Понятно было, что смерть своим крылом по его лицу уже жестко мазнула, что всё посчитано, что всё определено, что жизни, ему отведённой, совсем мало осталось.
Изменился он к тому времени неузнаваемо.
И не в обострившихся скулах и ввалившихся глазах было дело.
Какая-то болезненная сосредоточенность на его лице появилась.
Будто он что-то мучительно вспомнить пытался или о чём-то тяжелом и сверх важном размышлял постоянно.
Тогда я с соседом по проходняку[60]
вздумал Николая проведать. Взял пачку зелёного чая из недавно полученной «дачки» (любил его он не меньше чифира традиционного), добавил к ней горсть шоколадных конфет с последнего «ларька» — вполне серьёзный «подгон» получился.Локалка на наше везение незапертой оказалась, и сам смотрун наш в этот момент неспешно по ней прохаживался. Поблагодарил Николай за гостинцы, за руку поздоровался. Я, не подумав, при этом ещё и приобнять его попытался. Здесь-то и жестоко ошибся я, для Николая такая форма приветствия уже невозможна была. Едва я его тронул — у него гримаса на лице, и не сказал он тогда, а прошипел с ненавистью:
— Да что ты жмёшь-то так, у меня болит всё, всё больно…
Гримаса эта, в которой злость пополам с мукой была перекручена, так с его лица до конца нашего разговора и не сходила. Да и разговора этого не получилось. Неловко мне было за боль причинённую, да и понятно было, что худо ему, не до беседы, не до общения. Так и разошлись, едва дохлым рукопожатием обменявшись.
Через месяц его снова на «больничку» этапировали.
Оттуда он звонил пару раз Славке Дербентскому, тому, кто у него барак принимал. Иногда ещё бодрился, ругал врачей, даже шутил. Только бодрился неестественно, шутил неуклюже. По осени снова вернулся Николай в зону, снова в лагерную санчасть.

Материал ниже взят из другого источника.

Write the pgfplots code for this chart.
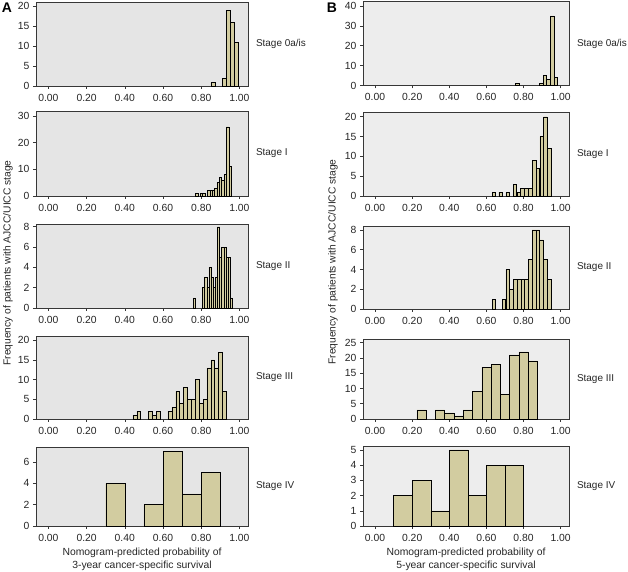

Вот теперь-то окончательно ясно было, что дней его оставалось на этом свете совсем немного. В локалку он уже не выходил. Большую часть времени лежал, повернувшись лицом к стене, или слонялся по коридору, тяжело загребая обутыми в бесполые боты «прощай молодость» ногами. К телевизору он не подходил, карты и нарды, что считаются вечными спутниками арестанта, в руки не брал.
Успел я тогда проведать Николая, принести вечно актуальные в зоне чай и что-то сладкое к нему, поговорить обо всём и ни о чём.
Не сказать, что тогда Николай переживал необратимое приближение смерти, что наваливающийся момент расставания с жизнью его страшил и заботил.
Скорее получалось, что жизнь, неумолимо уходившая, просто не представляла для него никакого интереса, а то, совершенно неизвестное и обычно всех пугающее, что должно было последовать взамен, ему было безразлично…
Разные, очень разные были мы с Николаем Харлашкиным люди. Общего — близкого разве что возраст, по-лагерному почти стариковский: и ему под полтинник (отсюда и погоняло «Дед»), и мне почти столько же. Всё остальное — как два разных космоса, как «два мира — два детства».
Он — давний авторитетный член лагерного «блаткомитета», знаток и ревнитель «правильных» тюремных традиций.
Я — «первоход», зону только в кино и видевший.
У него за плечами — три «ходки», все по «строгим» статьям.
У меня в недавнем прошлом — «верхнее» образование, серьёзная работа, на которую в белой рубашке с галстуком ходить полагалось.
Он зоной только и жил, был давно с нею одним целым.
Я же к зоне только принюхивался с твёрдой уверенностью, что этот этап в моей жизни случайный и короткий.
Более того, ничем я не был обязан своему первому смотруну Николаю Харлашкину.
Как ни копайся в памяти, в какие её закоулки не заглядывай, не найти ситуаций и событий, которые могли бы дать основания быть мне ему благодарным.
Хотя, что такое основание для благодарности в отношениях арестантов на зоне?
Здесь в ходу совсем другие ценности.
Кто ни сидел — тому не втолковать.
Кто сидел, понимает их каждый по-своему и, тем более, вряд ли решится обсуждать эту тему.
Всё именно так, но пара моментов связанных с Николаем Харлашкиным, врезались в мою память намертво и, похоже, выживут в ней даже тогда, когда возрастная подлая немощь начнёт эту память безжалостно разрушать.
Впервые близко я столкнулся с Николаем недели через две, как «поднялся» на барак.
Тогда я ещё не пришёл в себя после этапа (двое суток в купе «столыпина», где вместо четверых было втиснуто пятнадцать человек), тем более не успел переварить свой беспредельный восьмилетний приговор, издевательски заменённый по «касатке»[61]
на семилетний, не менее беспредельный…В тот день я сидел на шконке, по-турецки спрятав под себя ноги, и штопал носки.